In its 2022 World Report released on Jan. 13, Human Rights Watch (HRW) stated that the government of President Recep Tayyip Erdoğan “has set back Turkey’s human rights record by decades,” targets the opposition, undermines the independence of the judiciary, and disrupts democratic institutions.
HRW's statement said that Turkey is the first country to have withdrawn from the Istanbul Convention and still refuses to release businessperson Osman Kavala despite the European Court of Human Rights (ECHR) decision with regards to the Kavala case. It was reminded that the Council of Europe started the sanction process. It was underlined that Turkey is the second country to face such a sanction process in the history of the Council of Europe.

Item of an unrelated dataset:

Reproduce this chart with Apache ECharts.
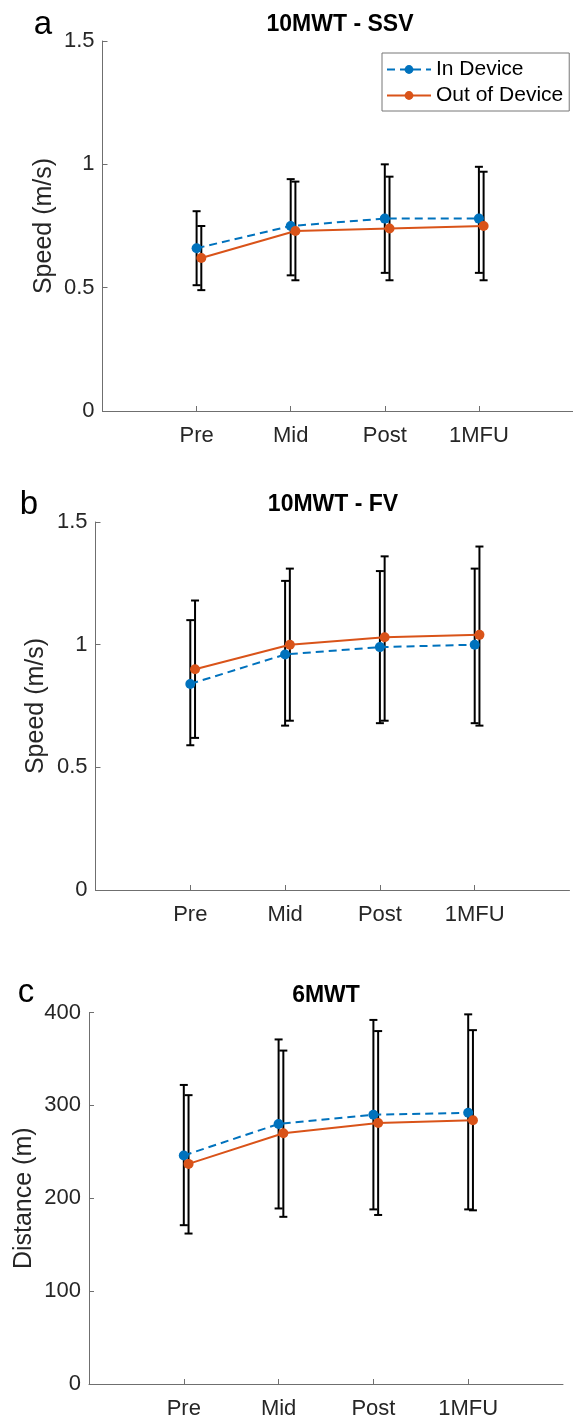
<!DOCTYPE html>
<html>
<head>
<meta charset="utf-8">
<script src="https://cdn.jsdelivr.net/npm/echarts@6/dist/echarts.min.js"></script>
<style>
  html, body { margin: 0; padding: 0; background: #fff; }
  #main { width: 573px; height: 1420px; }
</style>
</head>
<body>
<div id="main"></div>
<script>
const categories = ['Pre', 'Mid', 'Post', '1MFU'];
const seriesNames = ['In Device', 'Out of Device'];
const panelLetters = ['a', 'b', 'c'];
const panelTitles = ['10MWT - SSV', '10MWT - FV', '6MWT'];
const axisNames = ['Speed (m/s)', 'Speed (m/s)', 'Distance (m)'];

const speedTicks = [0, 0.5, 1, 1.5];
const distanceTicks = [0, 100, 200, 300, 400];

// a: 10MWT - SSV
const ssvIn = [0.66, 0.75, 0.78, 0.78];
const ssvInLow = [0.51, 0.55, 0.56, 0.56];
const ssvInHigh = [0.81, 0.94, 1.00, 0.99];
const ssvOut = [0.62, 0.73, 0.74, 0.75];
const ssvOutLow = [0.49, 0.53, 0.53, 0.53];
const ssvOutHigh = [0.75, 0.93, 0.95, 0.97];

// b: 10MWT - FV
const fvIn = [0.84, 0.96, 0.99, 1.00];
const fvInLow = [0.59, 0.67, 0.68, 0.68];
const fvInHigh = [1.10, 1.26, 1.30, 1.31];
const fvOut = [0.90, 1.00, 1.03, 1.04];
const fvOutLow = [0.62, 0.69, 0.69, 0.67];
const fvOutHigh = [1.18, 1.31, 1.36, 1.40];

// c: 6MWT
const mwtIn = [246, 280, 290, 292];
const mwtInLow = [171, 189, 188, 188];
const mwtInHigh = [322, 371, 392, 398];
const mwtOut = [237, 270, 281, 284];
const mwtOutLow = [162, 180, 182, 187];
const mwtOutHigh = [311, 359, 380, 381];

const panels = [
  { ticks: speedTicks, inVals: ssvIn, inLow: ssvInLow, inHigh: ssvInHigh, outVals: ssvOut, outLow: ssvOutLow, outHigh: ssvOutHigh },
  { ticks: speedTicks, inVals: fvIn, inLow: fvInLow, inHigh: fvInHigh, outVals: fvOut, outLow: fvOutLow, outHigh: fvOutHigh },
  { ticks: distanceTicks, inVals: mwtIn, inLow: mwtInLow, inHigh: mwtInHigh, outVals: mwtOut, outLow: mwtOutLow, outHigh: mwtOutHigh }
];

const FONT = '"Liberation Sans", Arial, Helvetica, sans-serif';
const BLUE = '#0072BD';
const ORANGE = '#D95319';
const OUT_SHIFT = 0.05; // matlab nudges the second series right a bit

const grids = [
  { left: 102.5, top: 41, width: 474, height: 370 },
  { left: 95.5, top: 522, width: 474, height: 368 },
  { left: 89, top: 1012.5, width: 474, height: 371.5 }
];
const nameGaps = [46, 47, 52];
const letterPos = [[43, 41], [29, 521], [26, 1009]];
const titlePos = [[340, 36], [333, 516], [326, 1007]];

function errorBar(params, api) {
  const x = api.value(0);
  const lo = api.coord([x, api.value(1)]);
  const hi = api.coord([x, api.value(2)]);
  const w = 4;
  const style = { stroke: '#000', lineWidth: 2 };
  return {
    type: 'group',
    children: [
      { type: 'line', shape: { x1: lo[0], y1: lo[1], x2: hi[0], y2: hi[1] }, style: style },
      { type: 'line', shape: { x1: lo[0] - w, y1: lo[1], x2: lo[0] + w, y2: lo[1] }, style: style },
      { type: 'line', shape: { x1: hi[0] - w, y1: hi[1], x2: hi[0] + w, y2: hi[1] }, style: style }
    ]
  };
}

const xAxes = [], yAxes = [], series = [], graphics = [];

panels.forEach(function (p, k) {
  const t = p.ticks;
  xAxes.push({
    type: 'value', gridIndex: k, min: 0, max: 5, interval: 1,
    axisLine: { lineStyle: { color: '#6f6f6f', width: 1 } },
    axisTick: { inside: true, length: 5, customValues: [1, 2, 3, 4], lineStyle: { color: '#6f6f6f' } },
    axisLabel: {
      customValues: [1, 2, 3, 4], margin: 14, color: '#262626', fontSize: 22, fontFamily: FONT,
      formatter: function (v) { return categories[Math.round(v) - 1] || ''; }
    },
    splitLine: { show: false }
  });
  yAxes.push({
    type: 'value', gridIndex: k, min: t[0], max: t[t.length - 1], interval: t[1] - t[0],
    name: axisNames[k], nameLocation: 'middle', nameGap: nameGaps[k], nameMoveOverlap: false,
    nameTextStyle: { color: '#262626', fontSize: 25, fontFamily: FONT },
    axisLine: { show: true, lineStyle: { color: '#6f6f6f', width: 1 } },
    axisTick: { show: true, inside: true, length: 5, lineStyle: { color: '#6f6f6f' } },
    axisLabel: { margin: 8, color: '#262626', fontSize: 22, fontFamily: FONT },
    splitLine: { show: false }
  });

  const inData = p.inVals.map(function (v, i) { return [i + 1, v]; });
  const outData = p.outVals.map(function (v, i) { return [i + 1 + OUT_SHIFT, v]; });
  const inBars = p.inVals.map(function (v, i) { return [i + 1, p.inLow[i], p.inHigh[i]]; });
  const outBars = p.outVals.map(function (v, i) { return [i + 1 + OUT_SHIFT, p.outLow[i], p.outHigh[i]]; });

  series.push(
    { type: 'custom', name: 'err-in-' + k, xAxisIndex: k, yAxisIndex: k, renderItem: errorBar,
      encode: { x: 0, y: [1, 2] }, data: inBars, z: 1, silent: true },
    { type: 'custom', name: 'err-out-' + k, xAxisIndex: k, yAxisIndex: k, renderItem: errorBar,
      encode: { x: 0, y: [1, 2] }, data: outBars, z: 1, silent: true },
    { type: 'line', name: seriesNames[0], xAxisIndex: k, yAxisIndex: k, data: inData, z: 3,
      symbol: 'circle', symbolSize: 10, color: BLUE,
      lineStyle: { color: BLUE, width: 2, type: [8, 5] }, itemStyle: { color: BLUE } },
    { type: 'line', name: seriesNames[1], xAxisIndex: k, yAxisIndex: k, data: outData, z: 4,
      symbol: 'circle', symbolSize: 10, color: ORANGE,
      lineStyle: { color: ORANGE, width: 2 }, itemStyle: { color: ORANGE } }
  );

  graphics.push(
    { type: 'text', x: letterPos[k][0], y: letterPos[k][1],
      style: { text: panelLetters[k], font: '33px ' + FONT, fill: '#000', textAlign: 'center', textVerticalAlign: 'bottom' } },
    { type: 'text', x: titlePos[k][0], y: titlePos[k][1],
      style: { text: panelTitles[k], font: 'bold 23px ' + FONT, fill: '#000', textAlign: 'center', textVerticalAlign: 'bottom' } }
  );
});

const chart = echarts.init(document.getElementById('main'), null, { renderer: 'canvas' });

chart.setOption({
  animation: false,
  backgroundColor: '#fff',
  grid: grids,
  xAxis: xAxes,
  yAxis: yAxes,
  legend: {
    data: seriesNames,
    orient: 'vertical',
    left: 382, top: 53,
    padding: [6, 6, 5, 4],
    itemGap: 5,
    itemWidth: 44, itemHeight: 11,
    borderColor: '#777', borderWidth: 1, backgroundColor: '#fff',
    textStyle: { color: '#000', fontSize: 21, fontFamily: FONT }
  },
  graphic: graphics,
  series: series
});
</script>
</body>
</html>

The report said that a restrictive environment prevails in Turkey for the media, human rights defenders, the LGBTI+ community, Kurdish political activists and others perceived as dissidents by the government.
The report highlighted that prominent politicians of the opposition Peoples’ Democratic Party (HDP) have been in prison for over five years, and there is a closure case against the entire party before the Constitutional Court. Political control over the courts is at the center of the deep erosion of the rule of law in Turkey, the report highlighted.
Also, according to the report, “there was little evidence to suggest prosecutors made progress in investigating the rising allegations of torture and ill-treatment in police custody and prison reported over the past five years. Few such allegations result in prosecution of the security forces, and a pervasive culture of impunity persists…Abductions and enforced disappearances continue to be reported and are not investigated properly. ”
"Authorities continued to use terrorism and defamation charges to harass rights defenders, and to violate their right to assembly," it said.